What we have the power to do today is try to empower our educators, build morale, and enact policies that mitigate these inequities in access and opportunity. An example, if it helps, is the district’s budget, which per-capita is around $14,000/student annually. Currently, administrative costs, consulting fees, and other expenses not directly related to children’s classroom experiences, account for a bigger chunk of that $14,000 than I think necessary. Every dollar that is used for anything other than the daily activities of teachers and students needs to be closely scrutinized and eliminated, where possible. Moreover, rather than blaming parents for their ‘lack of involvement’ of ‘failure in investing’ in their children’s education, we need to focus more time on creating supportive programs and economic opportunities to CCSD students so that they have positive experiences that will transfer into the way they engage with the district when they become parents. To end the cycle of systemic racism, bias, and mitigate the effects of poverty, the BOE should prioritize and support those programs and policies that most directly affect the everyday lives of the students most impacted by these issues, without reservation or apology.”
Q. Some students face difficulties getting access to online materials during non-school hours, particularly necessary wi-fi access for e-textbooks and online school assignments. As a school board member, what would you do to make sure each and every student has access to the tools necessary to be successful in their education?

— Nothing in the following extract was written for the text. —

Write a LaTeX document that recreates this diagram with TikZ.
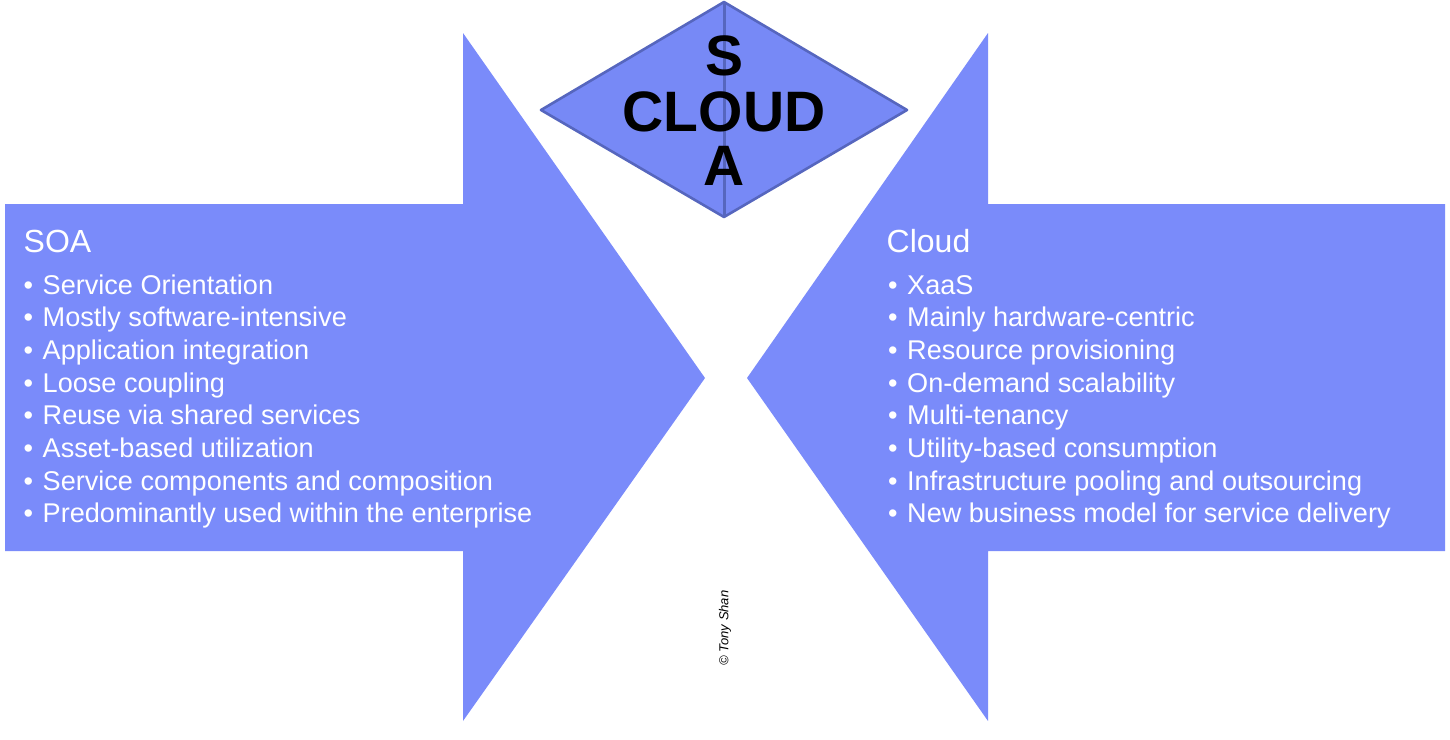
\documentclass[tikz,border=0pt]{standalone}
\usepackage{fontspec}
\setmainfont{Liberation Sans}

\definecolor{arrowblue}{RGB}{122,139,250}
\definecolor{diamondblue}{RGB}{119,137,246}
\definecolor{diamondline}{RGB}{86,102,190}

\begin{document}
\begin{tikzpicture}[x=1pt, y=-1pt,
    heading/.style={anchor=base west, inner sep=0pt, text=white, font=\fontsize{32}{38}\selectfont},
    item/.style={anchor=base west, inner sep=0pt, text=white, font=\fontsize{27.1}{32}\selectfont},
    letter/.style={anchor=base, inner sep=0pt, font=\fontsize{57}{60}\selectfont\bfseries}]
    \useasboundingbox (0,0) rectangle (1450,739);

    % === LEFT ARROW (SOA) ===
    \fill[arrowblue] (5,204) -- (463,204) -- (463,33) -- (705,378)
        -- (463,721) -- (463,551) -- (5,551) -- cycle;

    % === RIGHT ARROW (Cloud) ===
    \fill[arrowblue] (1445,204) -- (988,204) -- (988,33) -- (747,378)
        -- (988,721) -- (988,551) -- (1445,551) -- cycle;

    % === Diamond on top ===
    \coordinate (dleft) at (541,110);
    \coordinate (dtop) at (724,2);
    \coordinate (dright) at (907,110);
    \coordinate (dbot) at (724,217);
    \draw[line width=2.6pt, diamondline, fill=diamondblue, line join=round]
        (dleft) -- (dtop) -- (dright) -- (dbot) -- cycle;
    \draw[line width=3pt, diamondline] (dtop) -- (dbot);

    % letters crossing in the diamond
    \node[letter] (sletter) at (724,75) {S};
    \node[letter] (cloudword) at (724,131) {CLOUD};
    \node[letter] (aletter) at (724,185) {A};

    % === SOA side ===
    \node[heading] (soatitle) at (23.5,252) {SOA};
    \foreach \txt [count=\i from 0] in {Service Orientation, Mostly software-intensive,
        Application integration, Loose coupling, Reuse via shared services,
        Asset-based utilization, Service components and composition,
        Predominantly used within the enterprise}
        \node[item] (soa-\i) at (23.5,{294+32.7*\i}) {\makebox[19pt][l]{•}\txt};

    % === Cloud side ===
    \node[heading] (cloudtitle) at (886.5,252) {Cloud};
    \foreach \txt [count=\i from 0] in {XaaS, Mainly hardware-centric,
        Resource provisioning, On-demand scalability, Multi-tenancy,
        Utility-based consumption, Infrastructure pooling and outsourcing,
        New business model for service delivery}
        \node[item] (cloud-\i) at (888,{294+32.7*\i}) {\makebox[19pt][l]{•}\txt};

    % copyright note
    \node[rotate=90, inner sep=0pt, font=\fontsize{13}{15}\selectfont\itshape] (copy) at (725,628) {© Tony Shan};

\end{tikzpicture}
\end{document}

A: “We need to support policies and funding fpr wireless access to every single CCSD student. Period. This couldn’t be more clear and evident as a BOE priority than it is with the COVID-19 Pandemic. This should actually be a priority for the ACC Mayor and Commission as well. The entire ACC community should have access to reliable hi-speed internet. If this Pandemic hasn’t made the case to invest immediately in fixing this disparity, then we are not learning from our mistakes.”
Q. What is your opinion on the number of school resource officers in the schools? What do you think their role there should be?
A: “The CCSD 2020 Budget outlines an agreement between ACCPD and CCSD for five sworn officers to provide services to 24 sites, and an additional six SROs assigned to the 4 middle schools and 2 high schools. The SROs cost $325,000/year, which is paid directly to the ACC Unified Government. The 2020 Budget added an additional $100,000 for an Assistant Chief of Police, bolstering the CCSDPD personnel and presence in the schools. They list a series of strategic reasons for this number, and I do not have enough knowledge of the disciplinary issues that plague the schools to determine their past effectiveness. What I do know is that we need more social workers, nurses, counselors, and funding for initiatives that could potentially provide the same listed outcomes that are a justification for 2020 increase in CCSDPD personnel. If I were to make a call on the need, I would question both the number and the cost to the district. I would argue to shift the $325,000 to Social Emotional Staff and an increased investment in the arts.”